All of these hidden motives and unstated consequences are the reasons why I never participated in community service activities in college. I realize that it is of no real effect. I am someone who rather deals with fighting for true change instead of trying to patch up endless wounds. I am, instead, a strong proponent of mutual partnership in working towards change. I aspire to enter a work field in which I am not “helping” a community in need from a patronizing, “more educated” position but rather working with a community as an equal partner – a student, a co-learner. I want to share and develop knowledge and solutions mutually and equally. Service organizations automatically create the distinction between the volunteer and the serviced. This distinction is illusory and damaging. The community is the true source of knowledge and solutions, not the working partner or volunteer. The working partner is merely the facilitator.

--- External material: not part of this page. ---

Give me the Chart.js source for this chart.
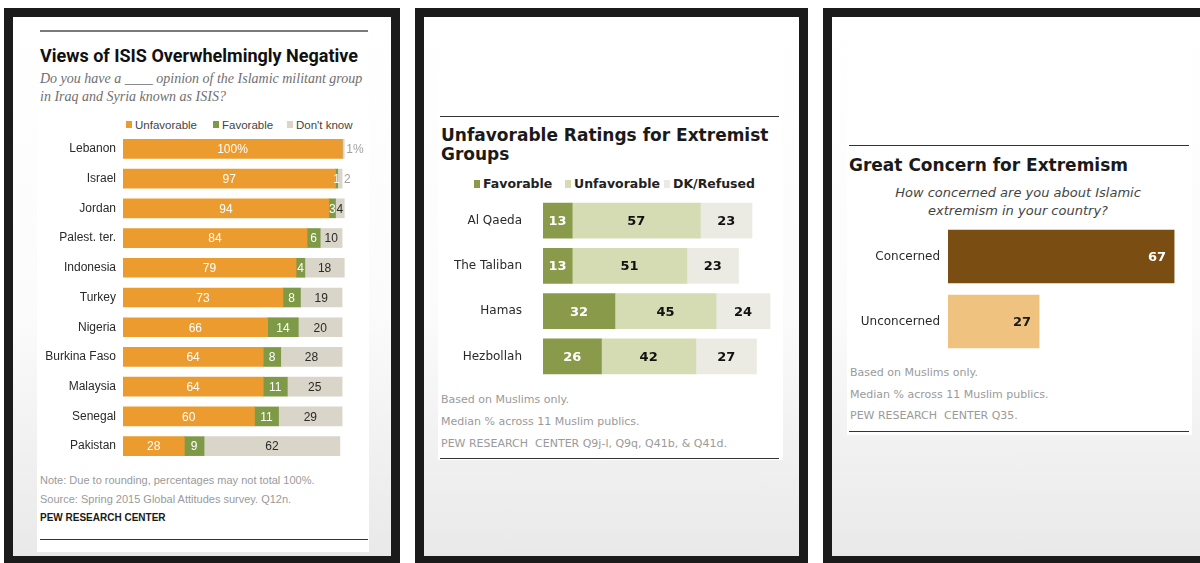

This is not to argue that people who inherently have a sincere passion for working in another country should not do so. I believe that anyone who has developed a love for another country and wants to dedicate his/her life’s work in that country should do so. I do not worry about these people because they are working out of true passion and out of a true sense of belonging in that country and not out of the liberal, racist belief that they are entering another country to help its people.
There is a movement happening to usher in a new era of life and it has no leader, for all are participating. This new, Aquarian era will operate on decentralized intelligence, participatory democracy, sense of a planetary community, and compassion for all life. In the end, counter to our intuition, even the junk food called “service” that the government feeds us is but a mere stepping stone towards a higher level of global awareness.